[PROVIDED MATERIAL]:
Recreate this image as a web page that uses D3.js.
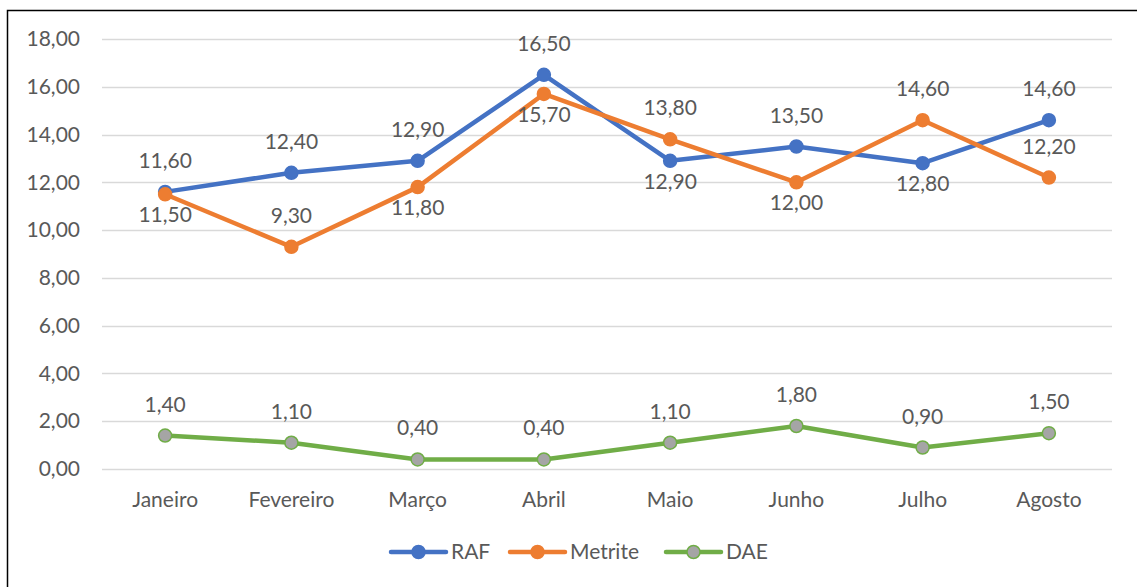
<!DOCTYPE html>
<html>
<head>
<meta charset="utf-8">
<script src="https://cdn.jsdelivr.net/npm/d3@7"></script>
<style>
  body { margin: 0; background: #fff; }
  text { font-family: Lato, "Open Sans", sans-serif; fill: #595959; }
</style>
</head>
<body>
<div id="viz-container"></div>
<script>
// data
let months = ["Janeiro", "Fevereiro", "Março", "Abril", "Maio", "Junho", "Julho", "Agosto"];
let raf = [11.6, 12.4, 12.9, 16.5, 12.9, 13.5, 12.8, 14.6];
let metrite = [11.5, 9.3, 11.8, 15.7, 13.8, 12.0, 14.6, 12.2];
let dae = [1.4, 1.1, 0.4, 0.4, 1.1, 1.8, 0.9, 1.5];
let yTicks = [0, 2, 4, 6, 8, 10, 12, 14, 16, 18];

// where each data label sits (1 = above, -1 = below)
let rafLabelSide = [1, 1, 1, 1, -1, 1, -1, 1];
let metLabelSide = [-1, 1, -1, -1, 1, -1, 1, 1];
let daeLabelSide = [1, 1, 1, 1, 1, 1, 1, 1];

let series = [
  {name: "RAF", values: raf, sides: rafLabelSide, color: "#4472C4", fill: "#4472C4"},
  {name: "Metrite", values: metrite, sides: metLabelSide, color: "#ED7D31", fill: "#ED7D31"},
  {name: "DAE", values: dae, sides: daeLabelSide, color: "#70AD47", fill: "#A5A5A5"}
];

let fs = 21;  // font size, px
let fmt = v => v.toFixed(2).replace(".", ",");

let viz = d3.select("#viz-container")
  .append("svg")
    .attr("width", 1137)
    .attr("height", 587)
;

// chart frame
viz.append("rect")
    .attr("x", 7.5).attr("y", 10.5)
    .attr("width", 1140).attr("height", 600)
    .attr("fill", "none")
    .attr("stroke", "#000")
    .attr("stroke-width", 1.5);

let x = d3.scaleBand().domain(months).range([102, 1112]);
let y = d3.scaleLinear().domain([0, 18]).range([469, 39]);

// gridlines
viz.append("g").selectAll("line").data(yTicks).enter()
  .append("line")
    .attr("x1", 102).attr("x2", 1112)
    .attr("y1", d => Math.round(y(d)) + 0.5)
    .attr("y2", d => Math.round(y(d)) + 0.5)
    .attr("stroke", "#d9d9d9")
    .attr("stroke-width", 1.3);

// y axis
let yAxis = viz.append("g")
    .attr("transform", "translate(80,0)")
    .call(d3.axisLeft(y).tickValues(yTicks).tickFormat(fmt).tickSize(0).tickPadding(0));
yAxis.select(".domain").remove();
yAxis.selectAll("text").attr("font-size", fs).style("font-family", "Lato, sans-serif").attr("fill", "#595959");

// x axis
let xAxis = viz.append("g")
    .attr("transform", "translate(0,491)")
    .call(d3.axisBottom(x).tickSize(0).tickPadding(0));
xAxis.select(".domain").remove();
xAxis.selectAll("text").attr("font-size", fs).attr("dy", "0.75em").style("font-family", "Lato, sans-serif").attr("fill", "#595959");

let cx = (d, i) => x(months[i]) + x.bandwidth() / 2;

let line = d3.line()
    .x((d, i) => cx(d, i))
    .y(d => y(d));

series.forEach(s => {
  let g = viz.append("g");
  g.append("path")
      .attr("d", line(s.values))
      .attr("fill", "none")
      .attr("stroke", s.color)
      .attr("stroke-width", 4.5)
      .attr("stroke-linejoin", "round");
  g.selectAll("circle").data(s.values).enter()
    .append("circle")
      .attr("cx", cx)
      .attr("cy", d => y(d))
      .attr("r", 6.5)
      .attr("fill", s.fill)
      .attr("stroke", s.color)
      .attr("stroke-width", 1.5);
  g.selectAll("text").data(s.values).enter()
    .append("text")
      .attr("x", cx)
      .attr("y", (d, i) => s.sides[i] > 0 ? y(d) - 24 : y(d) + 28)
      .attr("text-anchor", "middle")
      .attr("font-size", fs)
      .text(fmt);
});

// legend
let legendX = [391, 510, 666];
let legend = viz.append("g");
series.forEach((s, i) => {
  let lg = legend.append("g").attr("transform", "translate(" + legendX[i] + ",552)");
  lg.append("line")
      .attr("x1", 0).attr("x2", 55)
      .attr("stroke", s.color).attr("stroke-width", 4.5)
      .attr("stroke-linecap", "round");
  lg.append("circle")
      .attr("cx", 27.5).attr("r", 6.5)
      .attr("fill", s.fill).attr("stroke", s.color).attr("stroke-width", 1.5);
  lg.append("text")
      .attr("x", 60).attr("y", 0)
      .attr("dy", "0.35em")
      .attr("font-size", fs)
      .text(s.name);
});
</script>
</body>
</html>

[TASK REQUIREMENTS]: Exactly as written, return every line of the listing, but not the pictures.

[SOLUTION TO THE EXERCISE]:
Recreate this image as a web page that uses D3.js.
<!DOCTYPE html>
<html>
<head>
<meta charset="utf-8">
<script src="https://cdn.jsdelivr.net/npm/d3@7"></script>
<style>
  body { margin: 0; background: #fff; }
  text { font-family: Lato, "Open Sans", sans-serif; fill: #595959; }
</style>
</head>
<body>
<div id="viz-container"></div>
<script>
// data
let months = ["Janeiro", "Fevereiro", "Março", "Abril", "Maio", "Junho", "Julho", "Agosto"];
let raf = [11.6, 12.4, 12.9, 16.5, 12.9, 13.5, 12.8, 14.6];
let metrite = [11.5, 9.3, 11.8, 15.7, 13.8, 12.0, 14.6, 12.2];
let dae = [1.4, 1.1, 0.4, 0.4, 1.1, 1.8, 0.9, 1.5];
let yTicks = [0, 2, 4, 6, 8, 10, 12, 14, 16, 18];

// where each data label sits (1 = above, -1 = below)
let rafLabelSide = [1, 1, 1, 1, -1, 1, -1, 1];
let metLabelSide = [-1, 1, -1, -1, 1, -1, 1, 1];
let daeLabelSide = [1, 1, 1, 1, 1, 1, 1, 1];

let series = [
  {name: "RAF", values: raf, sides: rafLabelSide, color: "#4472C4", fill: "#4472C4"},
  {name: "Metrite", values: metrite, sides: metLabelSide, color: "#ED7D31", fill: "#ED7D31"},
  {name: "DAE", values: dae, sides: daeLabelSide, color: "#70AD47", fill: "#A5A5A5"}
];

let fs = 21;  // font size, px
let fmt = v => v.toFixed(2).replace(".", ",");

let viz = d3.select("#viz-container")
  .append("svg")
    .attr("width", 1137)
    .attr("height", 587)
;

// chart frame
viz.append("rect")
    .attr("x", 7.5).attr("y", 10.5)
    .attr("width", 1140).attr("height", 600)
    .attr("fill", "none")
    .attr("stroke", "#000")
    .attr("stroke-width", 1.5);

let x = d3.scaleBand().domain(months).range([102, 1112]);
let y = d3.scaleLinear().domain([0, 18]).range([469, 39]);

// gridlines
viz.append("g").selectAll("line").data(yTicks).enter()
  .append("line")
    .attr("x1", 102).attr("x2", 1112)
    .attr("y1", d => Math.round(y(d)) + 0.5)
    .attr("y2", d => Math.round(y(d)) + 0.5)
    .attr("stroke", "#d9d9d9")
    .attr("stroke-width", 1.3);

// y axis
let yAxis = viz.append("g")
    .attr("transform", "translate(80,0)")
    .call(d3.axisLeft(y).tickValues(yTicks).tickFormat(fmt).tickSize(0).tickPadding(0));
yAxis.select(".domain").remove();
yAxis.selectAll("text").attr("font-size", fs).style("font-family", "Lato, sans-serif").attr("fill", "#595959");

// x axis
let xAxis = viz.append("g")
    .attr("transform", "translate(0,491)")
    .call(d3.axisBottom(x).tickSize(0).tickPadding(0));
xAxis.select(".domain").remove();
xAxis.selectAll("text").attr("font-size", fs).attr("dy", "0.75em").style("font-family", "Lato, sans-serif").attr("fill", "#595959");

let cx = (d, i) => x(months[i]) + x.bandwidth() / 2;

let line = d3.line()
    .x((d, i) => cx(d, i))
    .y(d => y(d));

series.forEach(s => {
  let g = viz.append("g");
  g.append("path")
      .attr("d", line(s.values))
      .attr("fill", "none")
      .attr("stroke", s.color)
      .attr("stroke-width", 4.5)
      .attr("stroke-linejoin", "round");
  g.selectAll("circle").data(s.values).enter()
    .append("circle")
      .attr("cx", cx)
      .attr("cy", d => y(d))
      .attr("r", 6.5)
      .attr("fill", s.fill)
      .attr("stroke", s.color)
      .attr("stroke-width", 1.5);
  g.selectAll("text").data(s.values).enter()
    .append("text")
      .attr("x", cx)
      .attr("y", (d, i) => s.sides[i] > 0 ? y(d) - 24 : y(d) + 28)
      .attr("text-anchor", "middle")
      .attr("font-size", fs)
      .text(fmt);
});

// legend
let legendX = [391, 510, 666];
let legend = viz.append("g");
series.forEach((s, i) => {
  let lg = legend.append("g").attr("transform", "translate(" + legendX[i] + ",552)");
  lg.append("line")
      .attr("x1", 0).attr("x2", 55)
      .attr("stroke", s.color).attr("stroke-width", 4.5)
      .attr("stroke-linecap", "round");
  lg.append("circle")
      .attr("cx", 27.5).attr("r", 6.5)
      .attr("fill", s.fill).attr("stroke", s.color).attr("stroke-width", 1.5);
  lg.append("text")
      .attr("x", 60).attr("y", 0)
      .attr("dy", "0.35em")
      .attr("font-size", fs)
      .text(s.name);
});
</script>
</body>
</html>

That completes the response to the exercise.